Ippocrate fu il primo a sostenere che le lacrime non erano prodotte dal cuore ma dal cervello. La psicologia, tutt’altro che elementare, delle condizioni che portano al pianto è analizzata con straordinaria acutezza. Si piange non solo per eventi tristi (morti, separazioni, solitudine, senso del peccato, dolore fisico e morale, paura, empatia per chi soffre) ma anche per circostanze liete (nascite, matrimoni, ritrovamenti, risultati eccezionali nella professione, nello studio, nello sport, empatia per chi esulta, eccetera). In uno studio in 37 paesi si è visto che malesi, polacchi, islandesi e svizzeri piangono raramente, mentre italiani, turchi e brasiliani sarebbero facili alle lacrime. Ovunque le persone anziane sono più inclini alla commozione e al pianto. Che i bambini piangano è facile da capire, ma perché gli adulti, che possono esprimersi altrimenti?
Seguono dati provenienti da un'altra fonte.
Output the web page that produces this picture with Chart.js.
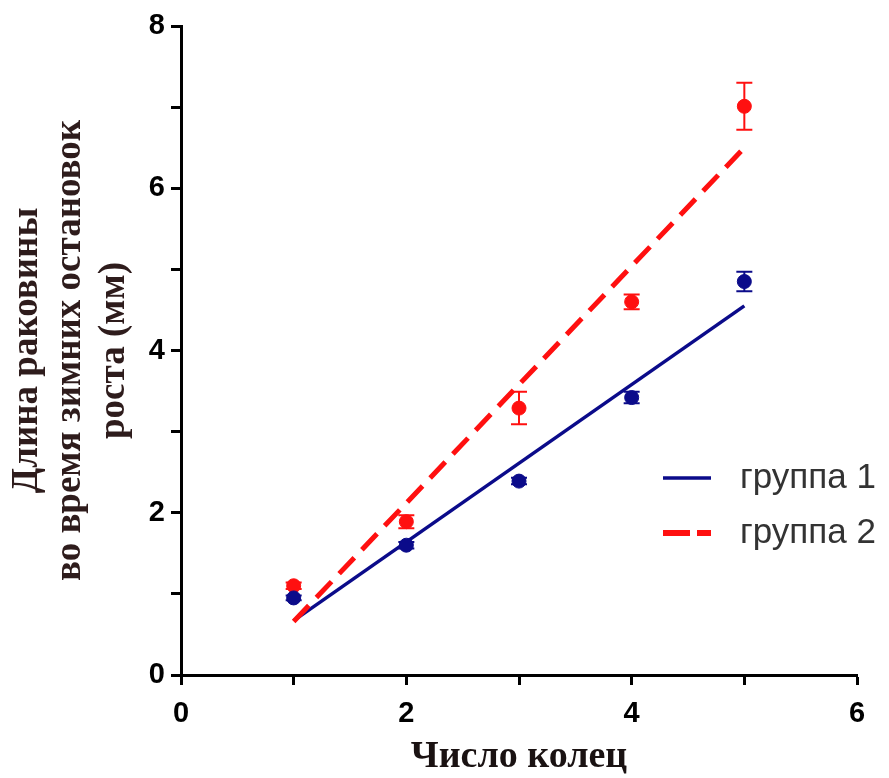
<!DOCTYPE html>
<html>
<head>
<meta charset="utf-8">
<script src="https://cdn.jsdelivr.net/npm/chart.js@4.4.1/dist/chart.umd.min.js"></script>
<style>
  html, body { margin: 0; padding: 0; background: #fff; }
  #wrap { width: 889px; height: 778px; position: relative; }
</style>
</head>
<body>
<div id="wrap"><canvas id="chart"></canvas></div>
<script>
// --- data ---
const rings = [1, 2, 3, 4, 5];
const group1 = [0.95, 1.60, 2.39, 3.42, 4.85];
const group1Err = [0.03, 0.04, 0.04, 0.07, 0.12];
const group2 = [1.10, 1.89, 3.29, 4.60, 7.01];
const group2Err = [0.04, 0.08, 0.20, 0.09, 0.29];
// regression lines (ends at x = 1 and x = 5)
const fitX = [1, 5];
const fit1 = [0.67, 4.55];
const fit2 = [0.66, 6.50];
const seriesNames = ['группа 1', 'группа 2'];

const NAVY = '#0b0b8a';
const RED = '#ff1010';

const pts = (xs, ys) => xs.map((x, i) => ({ x: x, y: ys[i] }));

// error bars drawn through the chart scales
const errorBars = {
  id: 'errorBars',
  beforeDatasetsDraw(chart) {
    const { ctx, scales: { x, y } } = chart;
    const sets = [[group1, group1Err, NAVY], [group2, group2Err, RED]];
    ctx.save();
    ctx.lineWidth = 2;
    for (const [vals, errs, col] of sets) {
      ctx.strokeStyle = col;
      rings.forEach((r, i) => {
        const px = x.getPixelForValue(r);
        const top = y.getPixelForValue(vals[i] + errs[i]);
        const bot = y.getPixelForValue(vals[i] - errs[i]);
        ctx.beginPath();
        ctx.moveTo(px, top); ctx.lineTo(px, bot);
        ctx.moveTo(px - 8, top); ctx.lineTo(px + 8, top);
        ctx.moveTo(px - 8, bot); ctx.lineTo(px + 8, bot);
        ctx.stroke();
      });
    }
    ctx.restore();
  }
};

// legend inside the plot, lower right
const innerLegend = {
  id: 'innerLegend',
  afterDraw(chart) {
    const { ctx, chartArea } = chart;
    const x0 = chartArea.right - 194;
    const rows = [
      { y: chartArea.top + 452, col: NAVY, dash: [], w: 3.5 },
      { y: chartArea.top + 507, col: RED, dash: [27, 7], w: 6 },
    ];
    ctx.save();
    rows.forEach((r, i) => {
      ctx.strokeStyle = r.col;
      ctx.lineWidth = r.w;
      ctx.setLineDash(r.dash);
      ctx.beginPath();
      ctx.moveTo(x0, r.y); ctx.lineTo(x0 + 48, r.y);
      ctx.stroke();
      ctx.setLineDash([]);
      ctx.fillStyle = '#333';
      ctx.font = '35px "Liberation Sans", Arial, sans-serif';
      ctx.textBaseline = 'middle';
      ctx.textAlign = 'left';
      ctx.fillText(seriesNames[i], x0 + 77, r.y);
    });
    ctx.restore();
  }
};

const axisGrid = {
  display: true,
  drawOnChartArea: false,
  drawTicks: true,
  tickLength: 10,
  tickWidth: 3,
  tickColor: '#000'
};

new Chart(document.getElementById('chart'), {
  type: 'scatter',
  data: {
    datasets: [
      { label: seriesNames[0], data: pts(rings, group1), backgroundColor: NAVY, borderColor: NAVY,
        pointRadius: 7, pointHoverRadius: 7, showLine: false },
      { label: seriesNames[1], data: pts(rings, group2), backgroundColor: RED, borderColor: RED,
        pointRadius: 7, pointHoverRadius: 7, showLine: false },
      { label: 'fit2', type: 'line', data: pts(fitX, fit2), borderColor: RED, borderWidth: 5,
        borderDash: [22, 11], pointRadius: 0, fill: false },
      { label: 'fit1', type: 'line', data: pts(fitX, fit1), borderColor: NAVY, borderWidth: 3.5,
        pointRadius: 0, fill: false },
    ]
  },
  options: {
    responsive: true,
    maintainAspectRatio: false,
    animation: false,
    layout: { padding: { top: 26, right: 32, left: 0, bottom: 0 } },
    plugins: { legend: { display: false }, tooltip: { enabled: false } },
    scales: {
      x: {
        type: 'linear', min: 0, max: 6,
        afterFit: s => { s.height = 103; },
        ticks: {
          stepSize: 1, autoSkip: false, maxRotation: 0, padding: 12, color: '#000',
          font: { family: '"Liberation Sans", Arial, sans-serif', size: 29, weight: 'bold' },
          callback: v => (v % 2 === 0 ? String(v) : '')
        },
        grid: axisGrid,
        border: { display: true, color: '#000', width: 3 },
        title: {
          display: true, text: 'Число колец', color: '#1a1212',
          font: { family: '"Liberation Serif", "Times New Roman", serif', size: 38, weight: 'bold', lineHeight: 1.1 },
          padding: { top: 0, bottom: 0 }
        }
      },
      y: {
        type: 'linear', min: 0, max: 8,
        afterFit: s => { s.width = 181; },
        ticks: {
          stepSize: 1, autoSkip: false, padding: 6, color: '#000',
          font: { family: '"Liberation Sans", Arial, sans-serif', size: 29, weight: 'bold' },
          callback: v => (v % 2 === 0 ? String(v) : '')
        },
        grid: axisGrid,
        border: { display: true, color: '#000', width: 3 },
        title: {
          display: true,
          text: ['Длина раковины', 'во время зимних остановок', 'роста (мм)'],
          color: '#2e1c1c',
          font: { family: '"Liberation Serif", "Times New Roman", serif', size: 37, weight: 'bold', lineHeight: 1.17 },
          padding: { top: 6, bottom: 0 }
        }
      }
    }
  },
  plugins: [errorBars, innerLegend]
});
</script>
</body>
</html>
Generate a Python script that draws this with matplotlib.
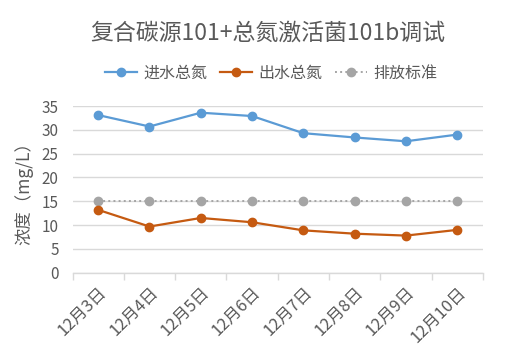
import numpy as np
import matplotlib.pyplot as plt
from matplotlib.ticker import FixedLocator

plt.rcParams['font.family'] = ['Noto Sans CJK SC', 'DejaVu Sans']

# data
dates = ['12月3日', '12月4日', '12月5日', '12月6日', '12月7日', '12月8日', '12月9日', '12月10日']
inflow = [33.1, 30.7, 33.6, 32.9, 29.3, 28.4, 27.6, 29.0]
outflow = [13.2, 9.7, 11.5, 10.6, 8.9, 8.2, 7.8, 9.0]
standard = [15, 15, 15, 15, 15, 15, 15, 15]

txt = '#595959'
grid = '#D9D9D9'

fig = plt.figure(figsize=(5.22, 3.57), dpi=100)
ax = fig.add_axes([0.139, 0.236, 0.786, 0.467])

x = np.arange(len(dates))
ax.plot(x, inflow, '-o', color='#5B9BD5', lw=1.6, ms=6, label='进水总氮', zorder=3)
ax.plot(x, outflow, '-o', color='#C55A11', lw=1.6, ms=6, label='出水总氮', zorder=3)
ax.plot(x, standard, ':o', color='#A5A5A5', lw=1.4, ms=6, label='排放标准', zorder=2)

ax.set_xlim(-0.5, len(dates) - 0.5)
ax.set_ylim(0, 35)
ax.set_yticks(np.arange(0, 36, 5))
ax.yaxis.grid(True, color=grid, lw=1)
ax.set_axisbelow(True)

ax.set_xticks(x)
ax.set_xticklabels(dates, rotation=45, ha='right', va='top', rotation_mode='anchor',
                   fontsize=12, color=txt)
ax.xaxis.set_minor_locator(FixedLocator(np.arange(-0.5, len(dates), 1)))
ax.tick_params(axis='x', which='major', length=0, pad=8)
ax.tick_params(axis='x', which='minor', length=5, color=grid, width=1)
ax.tick_params(axis='y', length=0, labelsize=11, labelcolor=txt, pad=10)

for s in ['top', 'right', 'left']:
    ax.spines[s].set_visible(False)
ax.spines['bottom'].set_color(grid)
ax.spines['bottom'].set_linewidth(1)

ax.set_ylabel('浓度（mg/L）', fontsize=12.5, color=txt, labelpad=6)

fig.text(0.513, 0.908, '复合碳源101+总氮激活菌101b调试', ha='center', va='center',
         fontsize=16.5, color=txt)
fig.legend(loc='center', bbox_to_anchor=(0.52, 0.795), ncol=3, frameon=False,
           fontsize=11.5, labelcolor=txt, handlelength=2.0, columnspacing=0.8,
           handletextpad=0.4)

fig.savefig('out.png', dpi=100)
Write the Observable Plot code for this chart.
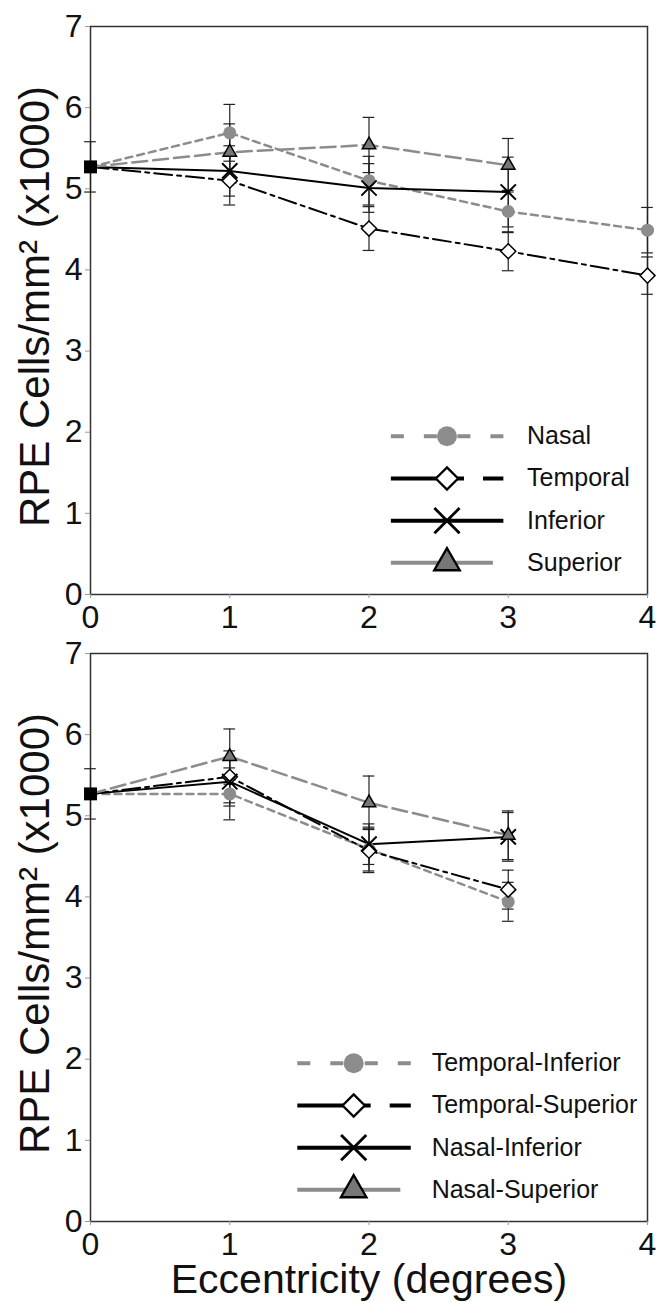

Per Vingerhoets la funzione esistenziale delle lacrime per disperazione o per gioia è di accentuare oltre le possibilità del linguaggio quel che è importante per l’uomo, che è un animale fortemente sociale, nella cattiva e nella buona sorte. Col pianto si cerca aiuto, conforto, partecipazione a eventi eccezionali. Le lacrime sarebbero un segnale sociale di grande importanza. Per questo, e non per un errore evolutivo, come pensava Darwin, sono rimaste. Piangono solo gli uomini perché da piccoli sono dipendenti dagli adulti più che qualunque altro essere vivente e da adulti per la loro emotività e socialità uniche nella natura. L’opinione di Vingerhoets è plausibile.